The sharp drop in illegal immigration of Mexicans to the U.S. over the past decade – apprehensions by Border Patrol topped 1.6 million in 2000 and fewer than 200,000 last year – isn’t only about border security. It’s about demographics. There simply aren’t as many young people in Mexico looking for jobs.
Migrant field hands
Alfredo Mateo, a 45-year-old farmworker wearing an NBA jersey and a ball cap embroidered with “New York,” organizes Suderman’s migrant labor pool from his pueblo on the Costa Chica of Guerrero state in southern Mexico. He and the other workers speak Spanish and their native tongue, Mixteco. His homeland, he says, is fertile for growing chile, beans and peanuts – but there is nowhere to sell anything and no jobs.

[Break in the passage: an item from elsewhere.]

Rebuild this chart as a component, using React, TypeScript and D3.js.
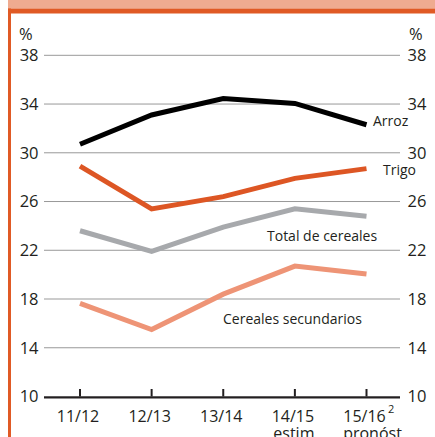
import React from "react";
import * as d3 from "d3";

const years = ["11/12", "12/13", "13/14", "14/15", "15/16"];
const subLabels = ["", "", "", "estim", "pronóst"];
const yTicks = [10, 14, 18, 22, 26, 30, 34, 38];

const arroz = [30.7, 33.1, 34.45, 34.05, 32.3];
const trigo = [28.9, 25.4, 26.4, 27.9, 28.7];
const totalCereales = [23.6, 21.9, 23.9, 25.4, 24.8];
const secundarios = [17.65, 15.5, 18.4, 20.7, 20.05];

const series = [
  { name: "Arroz", values: arroz, color: "#000000", lx: 373, ly: 126 },
  { name: "Trigo", values: trigo, color: "#dd5624", lx: 383, ly: 175 },
  { name: "Total de cereales", values: totalCereales, color: "#a7a9ac", lx: 267, ly: 241 },
  { name: "Cereales secundarios", values: secundarios, color: "#ee9476", lx: 223, ly: 324 },
];

const font = "'Open Sans', 'Noto Sans', sans-serif";

export default function App() {
  const width = 435;
  const height = 437;

  const x = d3.scalePoint<string>().domain(years).range([80, 366.5]);
  const y = d3.scaleLinear().domain([10, 38]).range([396.5, 55.3]);

  const line = d3
    .line<number>()
    .x((_, i) => x(years[i]) as number)
    .y((d) => y(d));

  return (
    <svg
      width={width}
      height={height}
      style={{ position: "fixed", left: 0, top: 0, background: "#fff" }}
      fontFamily={font}
    >
      {/* frame */}
      <rect x={8} y={0} width={width - 8} height={8.5} fill="#efab90" />
      <rect x={8} y={8.5} width={width - 8} height={5} fill="#e05a25" />
      <rect x={8} y={8.5} width={3} height={height} fill="#e05a25" />

      {/* grid + y labels */}
      {yTicks.map((t) => (
        <g key={t}>
          <line x1={44} x2={400} y1={y(t)} y2={y(t)} stroke="#999999" strokeWidth={1} />
          <text x={38.5} y={y(t)} dy="0.36em" textAnchor="end" fontSize={16.5} fill="#231f20">
            {t}
          </text>
          <text x={407.5} y={y(t)} dy="0.36em" textAnchor="start" fontSize={16.5} fill="#231f20">
            {t}
          </text>
        </g>
      ))}
      <text x={19} y={40} fontSize={16.5} fill="#231f20">%</text>
      <text x={409} y={40} fontSize={16.5} fill="#231f20">%</text>

      {/* x axis */}
      <line x1={44} x2={400} y1={y(10) + 1} y2={y(10) + 1} stroke="#231f20" strokeWidth={2} />
      {years.map((yr, i) => (
        <g key={yr}>
          <line
            x1={x(yr)}
            x2={x(yr)}
            y1={y(10)}
            y2={y(10) - 7.5}
            stroke="#231f20"
            strokeWidth={2}
          />
          <text x={(x(yr) as number) - 2} y={421.5} textAnchor="middle" fontSize={16} fill="#231f20">
            {yr}
          </text>
          {subLabels[i] && (
            <text
              x={(x(yr) as number) + (i === 4 ? 6 : -1)}
              y={439}
              textAnchor="middle"
              fontSize={16}
              fill="#231f20"
            >
              {subLabels[i]}
            </text>
          )}
        </g>
      ))}
      <text x={388} y={413} fontSize={11} fill="#231f20">2</text>

      {/* series */}
      {series.map((s) => (
        <g key={s.name}>
          <path
            d={line(s.values) || ""}
            fill="none"
            stroke={s.color}
            strokeWidth={5}
            strokeLinejoin="miter"
          />
          <text x={s.lx} y={s.ly} fontSize={14} fill="#231f20">
            {s.name}
          </text>
        </g>
      ))}
    </svg>
  );
}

He doesn’t mention it, but the mountains of Guerrero where he comes from are also fertile for another crop: the poppy that produces opium, which drug gangs process into heroin to market in the U.S. Acapulco, the biggest city in the region, is six hours away and plagued by drug violence.
“In 2005 I started coming here,” he said. “I built a house back home. I got a loan, and the people told me that up in Chihuahua there was work, if you want you could earn money to pay what you owe. And I said, yes! I came right away and I earned money to pay my debts. So then I started coming, and coming. Until now.”
The barbed-wire border fence that divides the U.S. and Mexico was just steps from where Mateo and his workers were taking their midday break.
Had he thought about crossing over, to where wages could be more than 10 times higher?
“No, I don’t think about that,” he said. “My nephew, actually a lot of my family, is there in Santa Maria, Calif. I think they work in strawberries. But I came here, that’s it.”
“People say that it is very hard to cross (the border),” he said. “So when people go, they go for years to earn money there so they can buy land back home, build a house, put in a backyard. That’s what we’re doing. All of us from Guerrero, Oaxaca, we are all out there struggling, seeing what we can do to survive.”
He and his band of workers come in April for planting and stay through the harvest season, living in dormitories and returning home in December before coming back again in the spring.
Agriculture’s boon
Along Mexico’s Highway 2 to Janos, on down Highway 10 to Nuevo Casas Grandes, the desert gives way to lush fields where onion tops stand up, chile plants sprout and orchards of pecan trees form a sprawling canopy of green. Agriculture, anchored by the availability of seasonal labor, buoys local economies.
With a combined population of about 75,000, Nuevo Casas Grandes and its sister pueblo, Casas Grandes, support a bustling thoroughfare of restaurants, bars, boutiques and five new-car dealerships. The region was once a draw for tourists from New Mexico and Texas, but a spate of drug violence in the region mostly scared off the Americans, and the towns depend more than ever on in-country tourism and agriculture.
Mayté Luján runs a bed-and-breakfast in Casas Grandes called Las Guacamayas and a gallery of fine local pottery. Her brother grows chile and pecans, she says – more each year – and he recruits migrant labor from the south as well.
“Chile has boosted the economy, but we don’t have the labor here,” she said. “They come from Oaxaca, Guerrero. They earn good money, very good,” compared with where they come from.
With border security as tight as it is, with the anti- immigration rhetoric as sharp as it has been, the American dream has faded for many Mexicans, she said. Working in Chihuahua, people from southern states plant and pick crops, save their money and go home in the winter to rest until the spring.
“Here they don’t have to risk their lives,” she said. “Here they aren’t discriminated against.”
“This is the new Mexican dream,” she said.